* [TASK DIRECTIONS]: Starting at the first line of the data, print each line verbatim up to and including the line bearing "y_ticks = [0, 2, 4, 6, 8]", omitting pictures.

* [MATERIAL]:
# # # # # # #
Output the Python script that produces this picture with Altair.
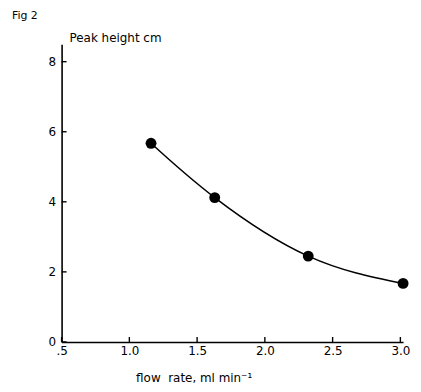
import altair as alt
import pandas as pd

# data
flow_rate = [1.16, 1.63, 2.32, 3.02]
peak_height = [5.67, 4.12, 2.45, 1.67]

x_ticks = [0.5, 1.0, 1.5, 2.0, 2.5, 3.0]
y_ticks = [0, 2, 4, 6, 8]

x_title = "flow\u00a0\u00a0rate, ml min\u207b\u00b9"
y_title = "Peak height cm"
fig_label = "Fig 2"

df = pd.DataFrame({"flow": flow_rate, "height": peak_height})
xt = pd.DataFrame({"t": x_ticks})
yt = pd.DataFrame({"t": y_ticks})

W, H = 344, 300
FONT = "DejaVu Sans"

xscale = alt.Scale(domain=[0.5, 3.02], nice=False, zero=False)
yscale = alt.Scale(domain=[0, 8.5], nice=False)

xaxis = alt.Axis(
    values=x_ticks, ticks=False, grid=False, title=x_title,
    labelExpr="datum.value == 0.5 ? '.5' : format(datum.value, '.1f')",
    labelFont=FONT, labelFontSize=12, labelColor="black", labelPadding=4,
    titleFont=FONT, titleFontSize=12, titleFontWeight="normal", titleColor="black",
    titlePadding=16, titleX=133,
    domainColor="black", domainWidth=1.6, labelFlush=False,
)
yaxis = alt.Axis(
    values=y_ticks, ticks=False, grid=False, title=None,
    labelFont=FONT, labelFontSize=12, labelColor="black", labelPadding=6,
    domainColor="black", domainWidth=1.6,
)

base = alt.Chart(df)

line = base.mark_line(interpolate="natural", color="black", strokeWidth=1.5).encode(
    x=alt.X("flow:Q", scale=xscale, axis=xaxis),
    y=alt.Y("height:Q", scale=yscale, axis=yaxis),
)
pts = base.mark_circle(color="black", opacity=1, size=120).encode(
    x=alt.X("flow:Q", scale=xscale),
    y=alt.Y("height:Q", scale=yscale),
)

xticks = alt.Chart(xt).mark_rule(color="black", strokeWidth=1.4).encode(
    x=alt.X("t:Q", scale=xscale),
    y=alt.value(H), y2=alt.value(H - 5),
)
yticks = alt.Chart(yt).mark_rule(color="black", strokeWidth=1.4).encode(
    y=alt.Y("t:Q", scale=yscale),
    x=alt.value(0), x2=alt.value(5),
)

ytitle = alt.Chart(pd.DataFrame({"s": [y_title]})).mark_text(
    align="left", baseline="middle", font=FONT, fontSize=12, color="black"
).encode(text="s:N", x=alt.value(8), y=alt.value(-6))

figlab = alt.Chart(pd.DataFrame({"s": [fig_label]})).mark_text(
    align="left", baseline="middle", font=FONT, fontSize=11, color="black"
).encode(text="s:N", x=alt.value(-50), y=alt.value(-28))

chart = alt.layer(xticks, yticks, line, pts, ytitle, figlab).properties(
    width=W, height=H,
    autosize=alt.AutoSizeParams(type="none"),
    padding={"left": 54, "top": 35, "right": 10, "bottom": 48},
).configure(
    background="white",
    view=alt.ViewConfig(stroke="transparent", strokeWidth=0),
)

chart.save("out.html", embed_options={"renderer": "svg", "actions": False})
# # # # # # #
* [SOLUTION TO THIS TASK]:
Output the Python script that produces this picture with Altair.
import altair as alt
import pandas as pd

# data
flow_rate = [1.16, 1.63, 2.32, 3.02]
peak_height = [5.67, 4.12, 2.45, 1.67]

x_ticks = [0.5, 1.0, 1.5, 2.0, 2.5, 3.0]
y_ticks = [0, 2, 4, 6, 8]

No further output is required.